▶ DATA PROVIDED
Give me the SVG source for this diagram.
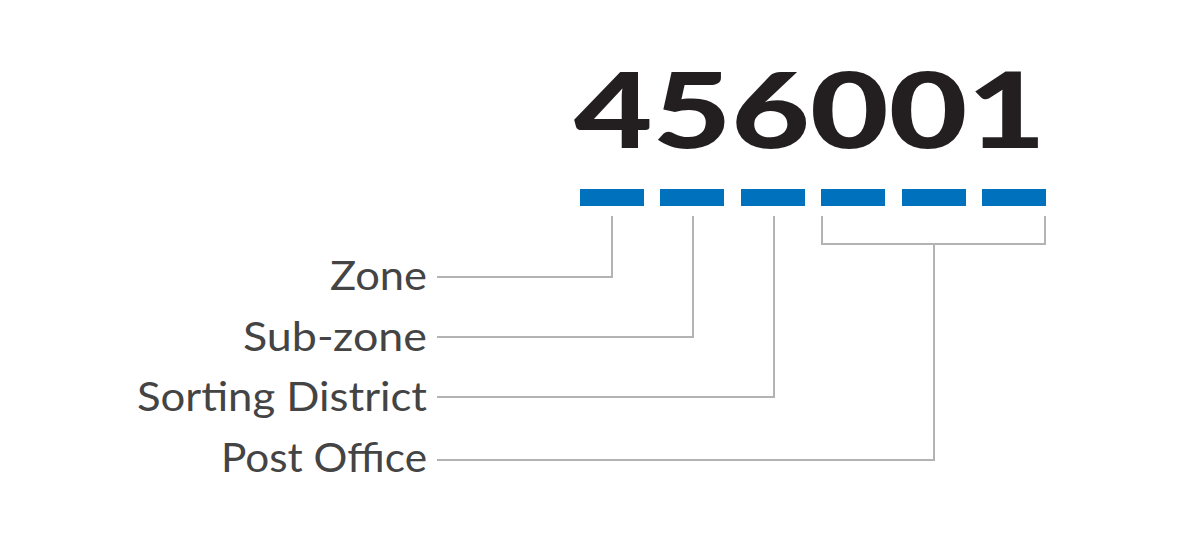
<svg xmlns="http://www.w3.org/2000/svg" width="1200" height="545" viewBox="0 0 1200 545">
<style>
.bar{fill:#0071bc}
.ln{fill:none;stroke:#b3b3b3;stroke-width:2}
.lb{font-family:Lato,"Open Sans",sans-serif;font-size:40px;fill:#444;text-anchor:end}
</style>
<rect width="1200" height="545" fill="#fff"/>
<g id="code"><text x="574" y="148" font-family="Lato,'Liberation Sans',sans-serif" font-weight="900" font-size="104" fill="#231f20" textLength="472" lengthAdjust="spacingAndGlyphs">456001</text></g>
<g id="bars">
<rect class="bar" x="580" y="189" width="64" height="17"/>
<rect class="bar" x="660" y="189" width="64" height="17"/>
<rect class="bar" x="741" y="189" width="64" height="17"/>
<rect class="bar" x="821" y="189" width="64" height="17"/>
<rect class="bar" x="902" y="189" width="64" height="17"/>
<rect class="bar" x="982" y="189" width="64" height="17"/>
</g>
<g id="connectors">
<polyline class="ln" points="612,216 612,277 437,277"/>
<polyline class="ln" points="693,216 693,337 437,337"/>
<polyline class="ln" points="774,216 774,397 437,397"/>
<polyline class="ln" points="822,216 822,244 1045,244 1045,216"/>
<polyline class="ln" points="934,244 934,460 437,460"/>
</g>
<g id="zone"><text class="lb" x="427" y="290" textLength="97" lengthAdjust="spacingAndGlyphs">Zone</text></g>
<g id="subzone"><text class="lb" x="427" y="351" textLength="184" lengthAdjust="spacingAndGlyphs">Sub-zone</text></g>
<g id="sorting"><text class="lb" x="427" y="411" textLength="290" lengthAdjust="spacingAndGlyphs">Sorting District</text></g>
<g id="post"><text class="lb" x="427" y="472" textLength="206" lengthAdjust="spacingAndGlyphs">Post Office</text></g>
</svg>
...
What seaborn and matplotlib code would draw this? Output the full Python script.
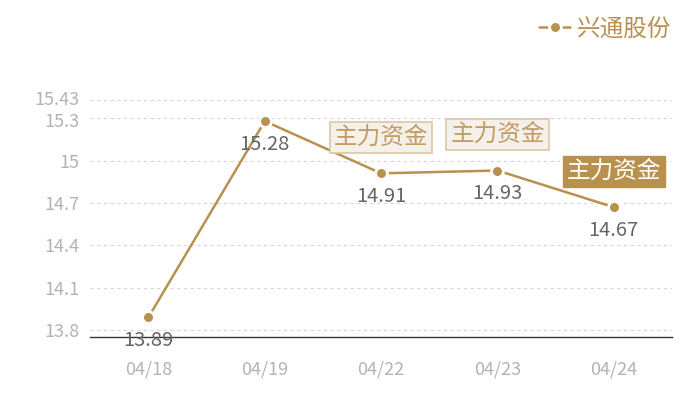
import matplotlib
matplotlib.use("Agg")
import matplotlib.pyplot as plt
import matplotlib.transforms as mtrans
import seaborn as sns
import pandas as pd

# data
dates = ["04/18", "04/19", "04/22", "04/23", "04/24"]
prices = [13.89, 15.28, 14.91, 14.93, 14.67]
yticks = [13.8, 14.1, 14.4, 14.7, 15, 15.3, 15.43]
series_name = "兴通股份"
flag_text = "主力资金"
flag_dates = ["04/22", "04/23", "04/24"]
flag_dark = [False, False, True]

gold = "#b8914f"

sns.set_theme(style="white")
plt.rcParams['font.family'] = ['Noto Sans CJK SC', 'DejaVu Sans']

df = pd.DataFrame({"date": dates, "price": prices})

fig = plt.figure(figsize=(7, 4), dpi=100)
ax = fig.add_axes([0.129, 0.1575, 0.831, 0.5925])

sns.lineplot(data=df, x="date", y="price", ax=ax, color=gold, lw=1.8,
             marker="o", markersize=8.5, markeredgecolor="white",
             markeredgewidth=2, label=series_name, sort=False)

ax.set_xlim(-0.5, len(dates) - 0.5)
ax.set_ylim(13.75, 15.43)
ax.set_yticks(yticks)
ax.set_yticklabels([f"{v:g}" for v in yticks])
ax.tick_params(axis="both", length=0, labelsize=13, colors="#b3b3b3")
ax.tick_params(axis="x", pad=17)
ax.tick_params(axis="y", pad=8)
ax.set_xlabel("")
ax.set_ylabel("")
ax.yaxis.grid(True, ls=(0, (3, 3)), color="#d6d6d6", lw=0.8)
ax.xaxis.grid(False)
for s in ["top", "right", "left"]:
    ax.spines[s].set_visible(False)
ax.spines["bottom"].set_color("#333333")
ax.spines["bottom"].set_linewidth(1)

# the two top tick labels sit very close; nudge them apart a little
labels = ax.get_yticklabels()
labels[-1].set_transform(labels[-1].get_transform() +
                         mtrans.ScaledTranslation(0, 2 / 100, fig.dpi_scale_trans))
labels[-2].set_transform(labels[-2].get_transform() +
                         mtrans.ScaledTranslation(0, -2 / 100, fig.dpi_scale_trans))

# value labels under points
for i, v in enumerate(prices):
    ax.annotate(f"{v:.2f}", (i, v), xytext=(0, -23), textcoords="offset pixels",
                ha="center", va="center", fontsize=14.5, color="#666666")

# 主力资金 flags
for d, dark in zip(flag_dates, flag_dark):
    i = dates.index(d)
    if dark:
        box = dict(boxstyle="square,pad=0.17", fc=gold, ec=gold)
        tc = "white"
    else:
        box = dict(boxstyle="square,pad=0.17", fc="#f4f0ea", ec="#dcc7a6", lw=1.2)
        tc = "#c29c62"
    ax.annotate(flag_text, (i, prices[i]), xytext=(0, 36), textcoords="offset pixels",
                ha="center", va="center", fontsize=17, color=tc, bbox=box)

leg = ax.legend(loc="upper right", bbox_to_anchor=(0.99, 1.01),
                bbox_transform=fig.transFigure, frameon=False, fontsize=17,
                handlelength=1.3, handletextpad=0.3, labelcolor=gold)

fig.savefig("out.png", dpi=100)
==
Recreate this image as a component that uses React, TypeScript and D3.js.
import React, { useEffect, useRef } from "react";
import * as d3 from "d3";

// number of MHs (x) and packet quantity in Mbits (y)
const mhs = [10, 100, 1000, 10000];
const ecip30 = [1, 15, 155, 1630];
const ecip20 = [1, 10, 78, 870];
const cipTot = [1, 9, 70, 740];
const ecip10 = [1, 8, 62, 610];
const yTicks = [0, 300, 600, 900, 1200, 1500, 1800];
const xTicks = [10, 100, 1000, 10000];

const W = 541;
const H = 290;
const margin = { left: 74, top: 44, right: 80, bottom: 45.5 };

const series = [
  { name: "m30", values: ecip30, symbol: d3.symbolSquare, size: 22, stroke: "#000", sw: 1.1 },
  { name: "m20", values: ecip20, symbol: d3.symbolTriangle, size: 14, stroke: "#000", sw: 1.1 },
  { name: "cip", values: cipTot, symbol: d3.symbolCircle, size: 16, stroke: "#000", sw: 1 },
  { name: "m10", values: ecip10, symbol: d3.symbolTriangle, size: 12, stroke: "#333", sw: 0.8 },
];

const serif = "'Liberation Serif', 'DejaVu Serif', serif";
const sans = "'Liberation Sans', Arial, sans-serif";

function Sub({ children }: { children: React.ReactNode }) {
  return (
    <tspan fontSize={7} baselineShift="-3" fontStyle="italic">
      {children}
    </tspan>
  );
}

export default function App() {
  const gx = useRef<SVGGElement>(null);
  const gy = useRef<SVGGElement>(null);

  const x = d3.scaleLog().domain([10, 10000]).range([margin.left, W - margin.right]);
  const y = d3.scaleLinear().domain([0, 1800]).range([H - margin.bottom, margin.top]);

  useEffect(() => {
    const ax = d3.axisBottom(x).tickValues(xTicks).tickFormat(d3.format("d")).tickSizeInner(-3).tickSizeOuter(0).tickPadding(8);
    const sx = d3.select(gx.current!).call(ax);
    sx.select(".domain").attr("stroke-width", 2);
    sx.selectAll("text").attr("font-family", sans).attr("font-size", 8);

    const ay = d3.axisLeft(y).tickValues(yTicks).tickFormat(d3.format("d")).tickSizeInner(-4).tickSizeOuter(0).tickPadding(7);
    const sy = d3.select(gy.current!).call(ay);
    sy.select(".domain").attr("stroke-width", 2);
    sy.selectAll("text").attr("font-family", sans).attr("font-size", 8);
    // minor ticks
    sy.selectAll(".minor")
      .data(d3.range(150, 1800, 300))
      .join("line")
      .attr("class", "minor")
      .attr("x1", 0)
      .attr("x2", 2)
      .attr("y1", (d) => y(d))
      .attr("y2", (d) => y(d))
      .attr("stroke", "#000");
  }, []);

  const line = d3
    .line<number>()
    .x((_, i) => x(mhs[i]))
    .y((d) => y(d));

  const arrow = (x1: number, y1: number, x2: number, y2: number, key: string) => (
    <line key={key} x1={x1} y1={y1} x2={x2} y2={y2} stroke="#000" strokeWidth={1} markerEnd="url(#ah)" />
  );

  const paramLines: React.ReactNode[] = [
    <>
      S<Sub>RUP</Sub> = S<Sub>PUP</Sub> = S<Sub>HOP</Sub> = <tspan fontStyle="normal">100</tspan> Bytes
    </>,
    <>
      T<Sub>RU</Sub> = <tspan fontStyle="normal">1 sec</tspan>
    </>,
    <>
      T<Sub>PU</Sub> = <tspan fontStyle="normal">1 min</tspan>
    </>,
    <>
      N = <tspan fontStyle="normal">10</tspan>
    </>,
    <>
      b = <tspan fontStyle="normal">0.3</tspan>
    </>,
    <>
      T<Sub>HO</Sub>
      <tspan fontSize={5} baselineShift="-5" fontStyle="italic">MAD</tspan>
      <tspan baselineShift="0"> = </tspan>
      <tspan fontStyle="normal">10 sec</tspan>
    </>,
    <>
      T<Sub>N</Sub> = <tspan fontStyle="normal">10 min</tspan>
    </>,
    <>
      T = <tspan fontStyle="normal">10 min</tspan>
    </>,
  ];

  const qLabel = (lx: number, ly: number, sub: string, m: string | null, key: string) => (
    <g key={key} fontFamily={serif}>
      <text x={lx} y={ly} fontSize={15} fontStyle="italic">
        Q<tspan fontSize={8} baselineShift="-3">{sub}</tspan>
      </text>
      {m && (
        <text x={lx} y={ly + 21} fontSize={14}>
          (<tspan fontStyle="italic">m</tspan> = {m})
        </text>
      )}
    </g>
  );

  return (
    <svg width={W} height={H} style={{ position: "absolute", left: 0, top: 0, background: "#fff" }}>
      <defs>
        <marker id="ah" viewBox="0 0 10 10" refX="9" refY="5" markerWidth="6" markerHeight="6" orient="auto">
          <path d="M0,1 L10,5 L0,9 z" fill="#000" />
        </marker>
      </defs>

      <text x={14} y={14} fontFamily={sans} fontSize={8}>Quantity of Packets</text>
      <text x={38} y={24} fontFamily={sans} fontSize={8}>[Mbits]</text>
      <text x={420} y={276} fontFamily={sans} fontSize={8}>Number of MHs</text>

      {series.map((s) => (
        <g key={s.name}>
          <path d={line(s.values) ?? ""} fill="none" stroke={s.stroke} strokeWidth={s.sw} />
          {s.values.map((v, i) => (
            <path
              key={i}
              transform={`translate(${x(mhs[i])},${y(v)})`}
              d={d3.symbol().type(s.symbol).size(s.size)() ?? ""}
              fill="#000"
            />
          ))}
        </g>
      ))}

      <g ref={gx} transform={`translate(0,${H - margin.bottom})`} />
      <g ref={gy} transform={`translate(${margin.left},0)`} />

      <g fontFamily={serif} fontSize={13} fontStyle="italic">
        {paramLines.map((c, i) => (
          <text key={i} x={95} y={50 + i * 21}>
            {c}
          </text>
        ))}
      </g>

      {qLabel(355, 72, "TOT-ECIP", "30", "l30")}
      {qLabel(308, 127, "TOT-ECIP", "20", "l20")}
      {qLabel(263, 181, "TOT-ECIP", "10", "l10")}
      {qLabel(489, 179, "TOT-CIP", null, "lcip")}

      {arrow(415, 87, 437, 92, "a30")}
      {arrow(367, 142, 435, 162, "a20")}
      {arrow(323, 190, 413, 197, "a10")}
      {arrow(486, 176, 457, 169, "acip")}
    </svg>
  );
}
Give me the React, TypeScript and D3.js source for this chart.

▶ DIRECTIVE
Copy every line in the records above that contains the word "Give".

▶ RESULT
Give me the SVG source for this diagram.
Give me the React, TypeScript and D3.js source for this chart.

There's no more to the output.